** Start of Data provided **

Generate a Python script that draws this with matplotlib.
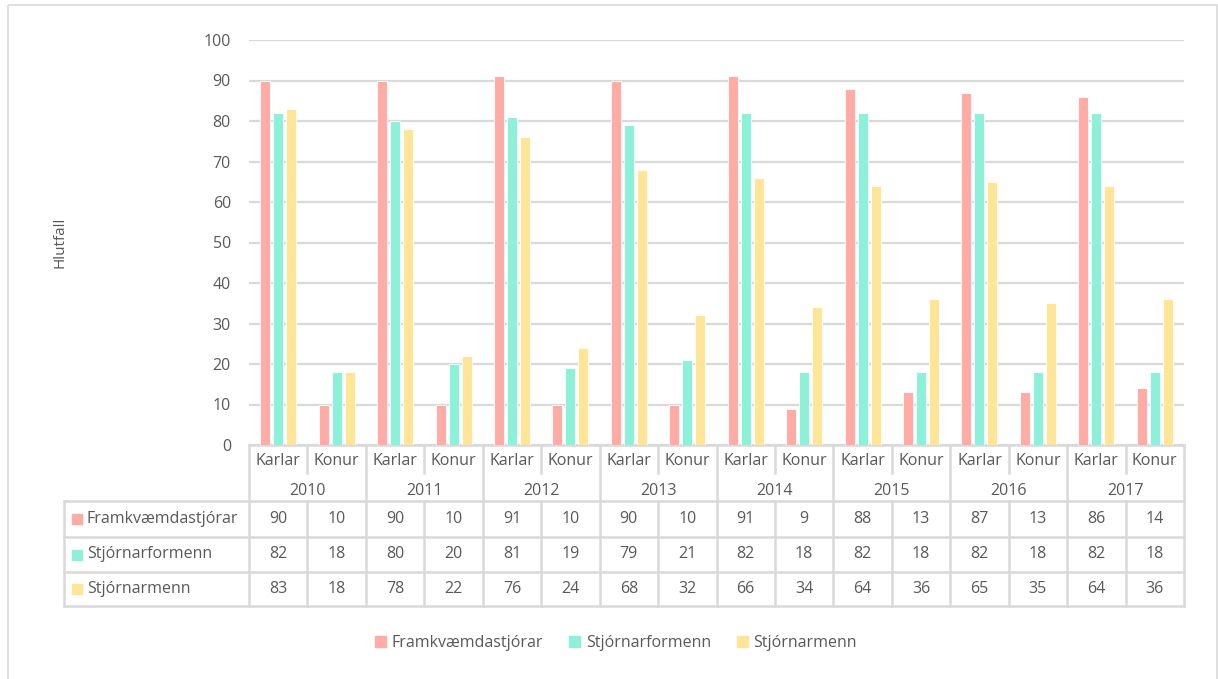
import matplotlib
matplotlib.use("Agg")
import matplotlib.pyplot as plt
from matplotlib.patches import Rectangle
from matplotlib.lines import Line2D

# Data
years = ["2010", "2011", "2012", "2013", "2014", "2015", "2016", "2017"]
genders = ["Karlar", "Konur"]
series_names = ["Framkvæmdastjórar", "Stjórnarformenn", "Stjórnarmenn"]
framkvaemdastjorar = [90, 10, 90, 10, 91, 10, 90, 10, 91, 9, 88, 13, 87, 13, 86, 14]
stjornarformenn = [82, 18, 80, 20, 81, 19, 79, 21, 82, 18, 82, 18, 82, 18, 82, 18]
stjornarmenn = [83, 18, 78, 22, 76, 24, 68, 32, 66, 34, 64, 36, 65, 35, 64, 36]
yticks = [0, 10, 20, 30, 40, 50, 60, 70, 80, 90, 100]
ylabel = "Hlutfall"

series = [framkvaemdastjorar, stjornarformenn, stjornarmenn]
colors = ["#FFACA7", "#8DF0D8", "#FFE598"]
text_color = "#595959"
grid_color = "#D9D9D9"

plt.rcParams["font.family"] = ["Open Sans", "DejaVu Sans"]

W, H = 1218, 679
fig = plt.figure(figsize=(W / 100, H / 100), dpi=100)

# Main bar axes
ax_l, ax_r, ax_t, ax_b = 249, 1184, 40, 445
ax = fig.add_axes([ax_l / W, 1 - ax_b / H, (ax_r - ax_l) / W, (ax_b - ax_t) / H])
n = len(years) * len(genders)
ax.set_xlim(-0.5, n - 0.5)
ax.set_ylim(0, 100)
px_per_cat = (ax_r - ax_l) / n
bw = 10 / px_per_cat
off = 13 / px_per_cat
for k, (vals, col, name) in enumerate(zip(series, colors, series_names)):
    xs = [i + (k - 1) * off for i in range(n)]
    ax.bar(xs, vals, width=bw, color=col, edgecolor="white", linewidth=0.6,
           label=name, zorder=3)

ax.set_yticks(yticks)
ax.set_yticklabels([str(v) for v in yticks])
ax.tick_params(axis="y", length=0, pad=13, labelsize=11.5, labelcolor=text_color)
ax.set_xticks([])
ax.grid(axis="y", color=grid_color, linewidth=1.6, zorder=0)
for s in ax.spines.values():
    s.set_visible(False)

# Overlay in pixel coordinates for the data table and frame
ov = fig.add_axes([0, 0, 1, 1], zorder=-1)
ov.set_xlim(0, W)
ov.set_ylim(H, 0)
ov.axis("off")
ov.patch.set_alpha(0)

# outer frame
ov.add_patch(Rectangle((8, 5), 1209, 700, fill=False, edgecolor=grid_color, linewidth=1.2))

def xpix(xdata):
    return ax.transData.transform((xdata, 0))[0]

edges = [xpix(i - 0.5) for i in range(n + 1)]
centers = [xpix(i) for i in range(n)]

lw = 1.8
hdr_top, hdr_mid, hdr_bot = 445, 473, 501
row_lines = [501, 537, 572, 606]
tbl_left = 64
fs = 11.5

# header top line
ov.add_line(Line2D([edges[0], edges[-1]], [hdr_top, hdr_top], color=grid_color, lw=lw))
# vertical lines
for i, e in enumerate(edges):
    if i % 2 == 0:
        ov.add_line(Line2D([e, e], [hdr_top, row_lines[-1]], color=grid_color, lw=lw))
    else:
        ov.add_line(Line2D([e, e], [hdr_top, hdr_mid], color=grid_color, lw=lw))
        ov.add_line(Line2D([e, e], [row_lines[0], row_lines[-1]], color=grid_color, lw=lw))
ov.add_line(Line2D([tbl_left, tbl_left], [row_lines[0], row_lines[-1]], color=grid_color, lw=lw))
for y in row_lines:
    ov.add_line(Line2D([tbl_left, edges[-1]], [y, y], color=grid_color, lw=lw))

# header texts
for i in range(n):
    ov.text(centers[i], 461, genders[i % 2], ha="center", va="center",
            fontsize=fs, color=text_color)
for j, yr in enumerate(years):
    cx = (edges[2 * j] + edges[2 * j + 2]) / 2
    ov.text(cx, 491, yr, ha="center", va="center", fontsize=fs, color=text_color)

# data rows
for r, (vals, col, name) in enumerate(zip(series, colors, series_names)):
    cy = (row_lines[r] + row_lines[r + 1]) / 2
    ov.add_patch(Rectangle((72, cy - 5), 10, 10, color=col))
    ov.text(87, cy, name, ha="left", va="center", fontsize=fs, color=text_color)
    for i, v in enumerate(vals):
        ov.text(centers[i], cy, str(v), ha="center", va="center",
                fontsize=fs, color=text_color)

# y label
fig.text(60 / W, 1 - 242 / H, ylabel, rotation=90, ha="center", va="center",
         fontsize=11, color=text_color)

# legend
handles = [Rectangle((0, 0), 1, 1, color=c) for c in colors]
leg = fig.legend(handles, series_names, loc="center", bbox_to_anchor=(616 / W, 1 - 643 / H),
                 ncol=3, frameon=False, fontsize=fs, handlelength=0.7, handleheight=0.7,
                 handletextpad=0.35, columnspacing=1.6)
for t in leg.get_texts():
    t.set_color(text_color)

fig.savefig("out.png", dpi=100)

** End of Data provided **

:: What is being asked ::
Your task is to reproduce exactly the lines from the start of the data above through the line containing "from matplotlib.lines import Line2D", leaving every picture out.

:: Exercise answer ::
Generate a Python script that draws this with matplotlib.
import matplotlib
matplotlib.use("Agg")
import matplotlib.pyplot as plt
from matplotlib.patches import Rectangle
from matplotlib.lines import Line2D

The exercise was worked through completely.